To be called deep is a label that no longer surprises me. My friends and colleagues and family and sometimes strangers have often said the same. In not so many words they will say: you feel deeply, you are too much of a thinker, you are a serious person, the books you read are too philosophical, do you ever do light reads? Heck! even your writing is deep. These comments often come out as negative. Or maybe it is me who takes them with a grain of salt. I longed for the day I could be described anything but deep. I attended Biko’s masterclass in 2018.  There are writers in our class whose work was a little bit of nuanced, uneven, unalike. Their writing felt opaque to many.  Yet, as I read their work, I connected with it. Understanding what they wrote came easily to me. So, when some members suggested that writers should try and be straight forward -essentially show and tell- with their writing I was quick to point out that there are writers who will never take that route. And this kind of nuanced writing, eventually found its readers, consumers. By the end of the class, I was nick named that deep person. In one day, them, strangers were calling me deep.


Why now? I have accepted this label, deep person. Whether I write deeply or not, there is an audience out there that will connect with my deepness. I am not interested in scratching just the surface. Surface to me, is basic and boring and inadequate. I am no longer afraid to go as deep as I want on any topic. I will tire only after I have reached the very deep of the deepest. It is in deepness that I find my solace.


Last week I had a chance to speak to a career coach from Better Up. It was a free session and I wanted to hear what a career coach had to say about my fear of receiving feedback, both negative and positive from my readers, particularly my friends. If it is positive, then I will assume my friends want to make me feel good. There is no way they can be genuine. Also, it is hard for a friend to openly critique you. And when I insist that a friend has to give me her feedback then I am essentially putting her on a pedestal. If it is negative feedback, then I am worried that I have hurt people by my words yet that wasn’t my intent. Every writer has a rule that guides them. It is more like their writing compass. My rule is; always aspire to write from a place of care and sensitiveness and gentleness and kindness. If I end up hurting someone by my words what then do I do? And negative feedback has a way of messing up a writer’s confidence. During the Biko’s masterclass one of my writings was rated 4/10. A piece I had worked on for a whole darn week. After the masterclass I didn’t write for four months. Hehehe… my writing ego was seriously bruised by that score. Yet, every writer that wants to be great depends on genuine feedback to make their craft better. Kristie, my coach was quick to remind me that different people hold different beliefs from me depending on their culture, the cities they live in, the people they interact with, the kind of information they consume, the way they think. Whether I write with utmost care, I can’t control the way others react. Her sentiment is echoed by Margaret Atwood, “You can’t exist as a writer for very long without learning that something you write is going to upset someone, sometime, somewhere”

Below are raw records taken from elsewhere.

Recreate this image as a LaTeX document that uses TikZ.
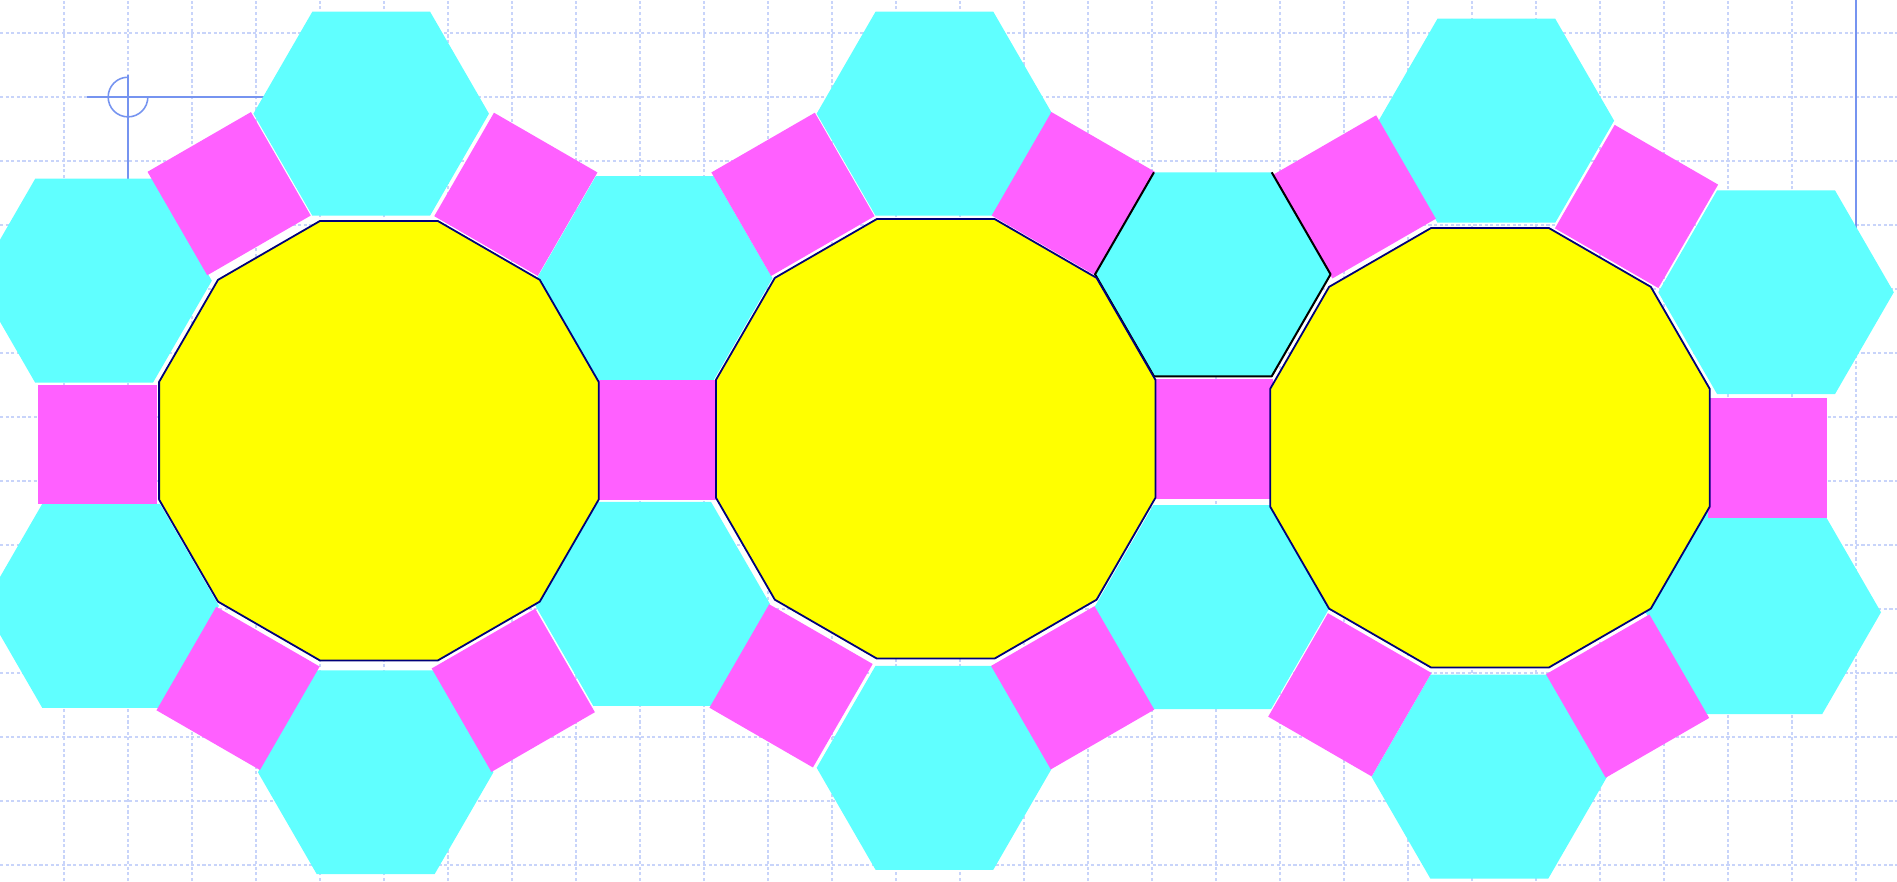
\documentclass[tikz,border=0pt]{standalone}
\definecolor{GridBlue}{RGB}{200,212,250}
\definecolor{AxisBlue}{RGB}{118,148,240}
\definecolor{HexCyan}{RGB}{96,255,255}
\definecolor{QuadPink}{RGB}{255,96,255}
\definecolor{DodYellow}{RGB}{255,255,0}
\definecolor{DodNavy}{RGB}{0,0,120}
\newcommand{\hexr}{1.84}
\newcommand{\quadr}{1.32}
\newcommand{\dodr}{3.555}
\newcommand{\hexcell}[1]{\fill[hexa,shift={(#1)}] (0:\hexr) -- (60:\hexr) -- (120:\hexr) -- (180:\hexr) -- (240:\hexr) -- (300:\hexr) -- cycle;}
\newcommand{\quadcell}[2]{\fill[quad,shift={(#1)}] (#2:\quadr) -- (#2+90:\quadr) -- (#2+180:\quadr) -- (#2+270:\quadr) -- cycle;}
\newcommand{\dodcell}[1]{\filldraw[dodeca,shift={(#1)}] (15:\dodr) \foreach \k in {45,75,...,345}{ -- (\k:\dodr)} -- cycle;}

\begin{document}
\begin{tikzpicture}
  \tikzset{gridline/.style={GridBlue,line width=0.6pt,dash pattern=on 1.4pt off 1.1pt},
    axisline/.style={AxisBlue,line width=0.7pt},
    hexa/.style={fill=HexCyan},
    quad/.style={fill=QuadPink},
    dodeca/.style={fill=DodYellow,draw=DodNavy,line width=0.8pt,line join=round},
    rim/.style={draw=black,line width=0.9pt,line join=round}}
  \useasboundingbox (-2,-12.25) rectangle (27.64,1.516);
  \clip (-2,-12.25) rectangle (27.64,1.516);
  % grid
  \foreach \x in {-1,...,27}{\draw[gridline] (\x,-12.25) -- (\x,1.516);}
  \foreach \y in {-12,...,1}{\draw[gridline] (-2,\y) -- (27.64,\y);}
  % axes
  \coordinate (o) at (0,0);
  \draw[axisline] (o) ++(-0.64,0) -- (3.8,0);
  \draw[axisline] (o) ++(0,0.34) -- (0,-3);
  \draw[axisline] (o) ++(0,0.31) arc[start angle=90,end angle=360,radius=0.31];
  \draw[axisline] (27,1.6) -- (27,-4);
  % centres
  \coordinate (d1) at (3.92,-5.37);
  \coordinate (d2) at (12.62,-5.34);
  \coordinate (d3) at (21.28,-5.48);
  \coordinate (ht1) at (3.80,-0.26);
  \coordinate (ht2) at (12.60,-0.26);
  \coordinate (ht3) at (21.38,-0.37);
  \coordinate (hlu) at (-0.53,-2.87);
  \coordinate (hu12) at (8.23,-2.83);
  \coordinate (hu23) at (16.95,-2.77);
  \coordinate (hru) at (25.75,-3.05);
  \coordinate (hll) at (-0.42,-7.95);
  \coordinate (hl12) at (8.19,-7.92);
  \coordinate (hl23) at (16.94,-7.97);
  \coordinate (hrl) at (25.55,-8.05);
  \coordinate (hb1) at (3.87,-10.55);
  \coordinate (hb2) at (12.60,-10.48);
  \coordinate (hb3) at (21.27,-10.62);
  % hexagons
  \foreach \h in {ht1,ht2,ht3,hlu,hu12,hu23,hru,hll,hl12,hl23,hrl,hb1,hb2,hb3}{\hexcell{\h}}
  % squares
  \quadcell{-0.48,-5.43}{45}
  \quadcell{8.27,-5.36}{45}
  \quadcell{16.95,-5.34}{45}
  \quadcell{25.62,-5.64}{45}
  \foreach \cx/\cy in {1.58/-1.51,10.39/-1.52,19.16/-1.56,6.02/-9.27,14.76/-9.23,23.43/-9.36}{\quadcell{\cx,\cy}{75}}
  \foreach \cx/\cy in {6.06/-1.52,14.77/-1.51,23.57/-1.71,1.72/-9.24,10.36/-9.20,19.09/-9.34}{\quadcell{\cx,\cy}{15}}
  % outlined hexagon
  \draw[rim,shift={(hu23)}] (120:\hexr) -- (180:\hexr) -- (240:\hexr) -- (300:\hexr) -- (0:\hexr) -- (60:\hexr);
  % dodecagons
  \foreach \d in {d1,d2,d3}{\dodcell{\d}}
\end{tikzpicture}
\end{document}
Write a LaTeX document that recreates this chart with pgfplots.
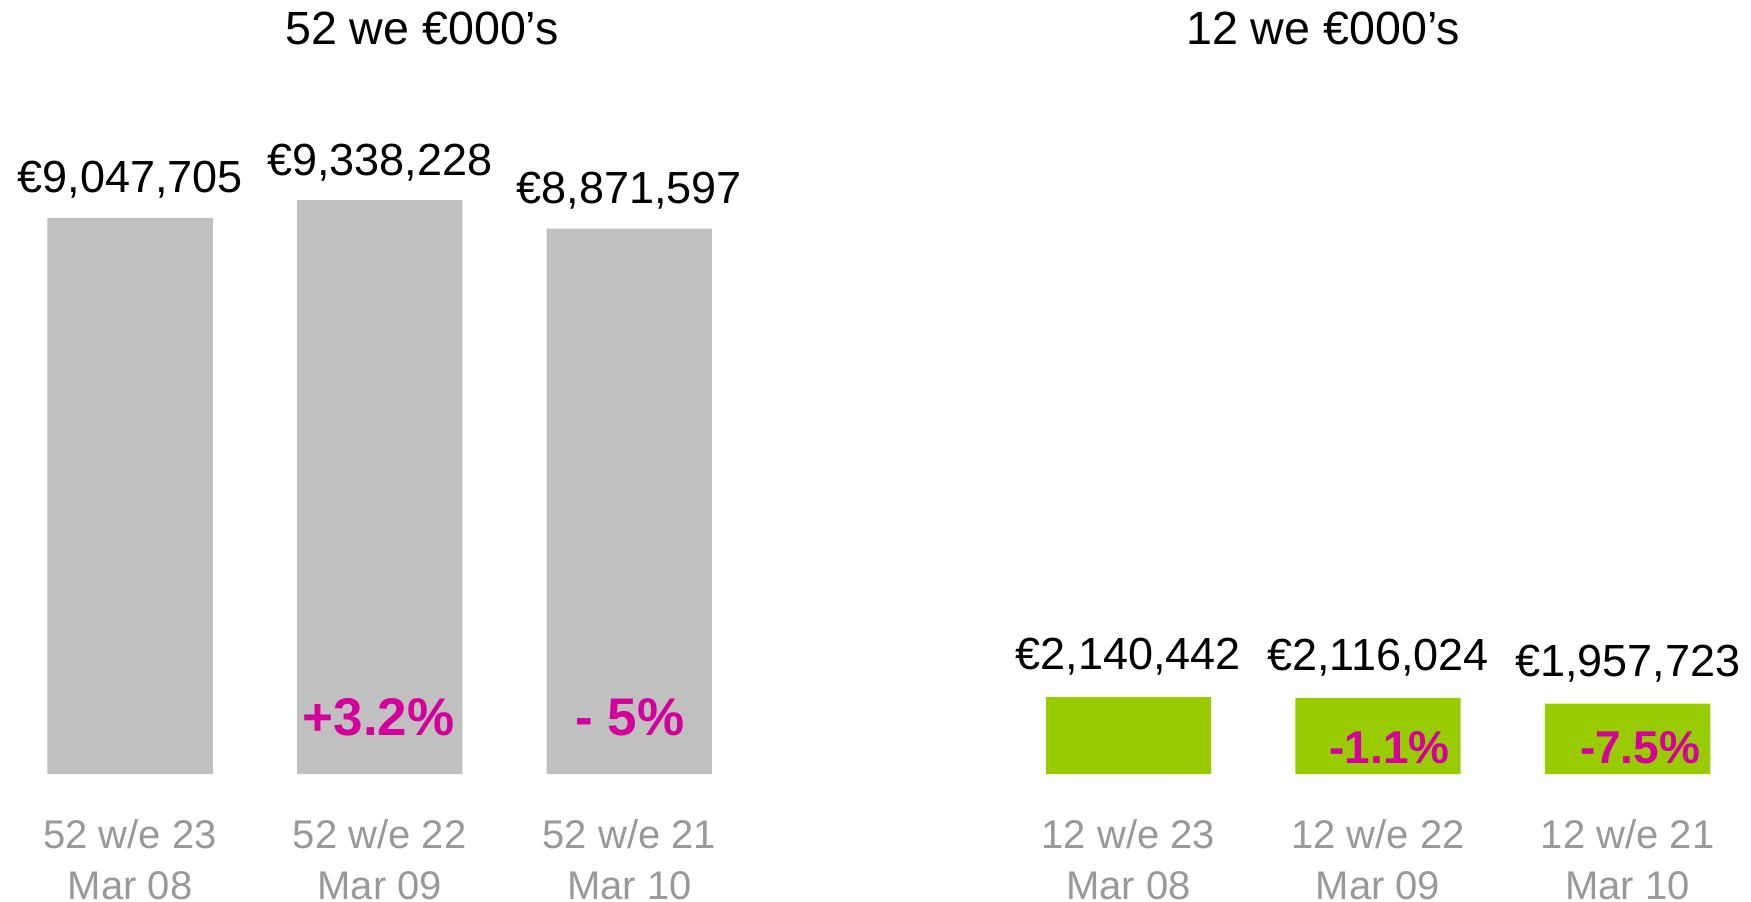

The need within me to find at least three people that I trust to critique my work is keeping me restless. One way of getting these people is by putting my work out there. As I scroll through the comments, I will be able to tell whose comments have more to say. I don’t shy away from those who hold different views from mine particularly on topics I am most passionate about like work, psychology, money and writing. When you can back up your ideas by research and data, I will want to listen to you. And for the love of liberalism, don’t try to change me to think like you. As I like to say; two different ideas can both be true. It is not one or the other. It isn’t black or white.


This essay will not be complete without my confession of never imagining myself as a writer. What instead I did was read a lot and widely. I liked most the crime and investigative books. And for some time, I entertained the idea of becoming a forensic scientist. I was never even good in the English language. But I remember borrowing other classmates’ essays that were well written and see if I could learn to write like them. I could read a book and after finishing it, I could challenge myself to write a story that was as compelling as the one I had read using all the similes and personifications I could remember from the book. Now I understand what I was doing was imitation. My motivation at that time was to improve my English and better my grades. Only once in primary school and once in high school did my teachers suggest others to read my work. That caught me unaware and the impression I had of my own writing and to a large extent my inadequacies of the English language kept me from sharing my essays with my classmates. You see, my own insecurities of sharing my work started a long time ago.  After I had done my KCSE, I don’t remember ever writing but I continued to read.


Then in first year of college, I read about Savvy Kenya’s blog on the daily nation. Newspapers were my college love. I read all her posts within a week. Afterwards, I thought to myself, I can write like this. I created my first blog, nyabutivale.wordpress.com and started writing. There are so many unspoken and spoken rules about writing. You will be told you need to develop your own style and tone and voice. I don’t think I had any. I don’t think I had a writing talent. And for the sake of honesty, for a long time I didn’t know why I wrote. It is in my mid-twenties that it occurred to me; I want to one day write a book. I read Grit by Angela Duckworth and the whole book emphasized the importance of hard work, discipline, perseverance in becoming the best. She interviewed top athletes, writers, scientists and what they all said was that they immensely enjoyed what they did for a living and woke up each day with the need to improve their yesterday’s score. Angela, using her research proved that talent mattered only to a certain point. Grit is what matters and will always matter. Anybody can cultivate grit. I like Angela Duckworth a lot because to a big extent she made me see the possibility of being a writer despite the lacking in talent.


Why now? I have an uncontrollable need to write whether I have talent or not. I love writing and I am in the process of making it my career. I have the discipline to be a better writer. I have reached the point where I wake up, read my yesterday’s work, cringe at my awfulness and still proceed to see if I can come up with a better draft. Sometimes if I am lucky, I produce work that I want to re-read and proud to share and sometimes when I am not so lucky, I produce average writing.